Back in his own company he saved his greatest achievement until last. Taking on a consultancy role following the take over of Martin Audio by Loud Technologies he oversaw the strategic development project which would give birth to the revolutionary Multi-cellular Loudspeaker Array (MLA) system. Ironically, when it rightfully won the PLASA Award for Innovation gong at last year's show, Rob had been too ill to attend the ceremony, with deputy chair Ed Pagett standing in.

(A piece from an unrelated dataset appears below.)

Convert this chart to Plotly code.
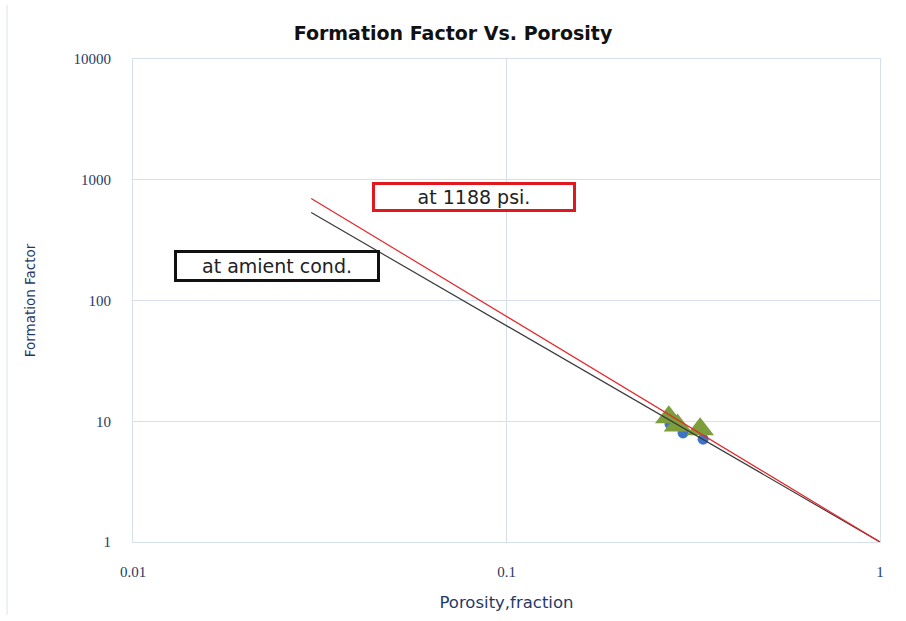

I had never seen Rob so happy as during the last year of his life - first hosting a celebratory dinner for MLA in a restaurant off Antwerp's Groenplaats following a free festival in the Square itself in which the system's performance had astounded audiophiles and environmental officers alike. Then again, months before his death over a pub lunch in the chocolate box Kent village of Smarden where he resided - bearing his illness (and its gloomy prognosis) with typical fortitude.
Rob Lingfield has left a legacy which is genuinely nonpareil. His imprint is all across our industry,
If he had been fitted with a distance tracker it would probably have placed him in the Guinness Book of Records. As such, many of us had been hugely relieved when Rob was finally able to take up his consultancy position from home. For aside from calling time on a five-hour round trip to work, from deepest Kent to Martin Audio's High Wycombe base, it also put the brakes on his international travel schedule. For it had not been unusual to learn that if he was visiting a North America expo he would take the opportunity to 'pop down to Mexico and come back via a South American distributor' while he was in the 'hood!
The last time I saw Rob was at Frankfurt on April 6th. It was touch and go whether he would be well enough to make the journey. His friends were delighted that he did, as he once again delivered an entertaining monologue to the press from the platform … although for the first time in living memory, he did so with the aid of a microphone!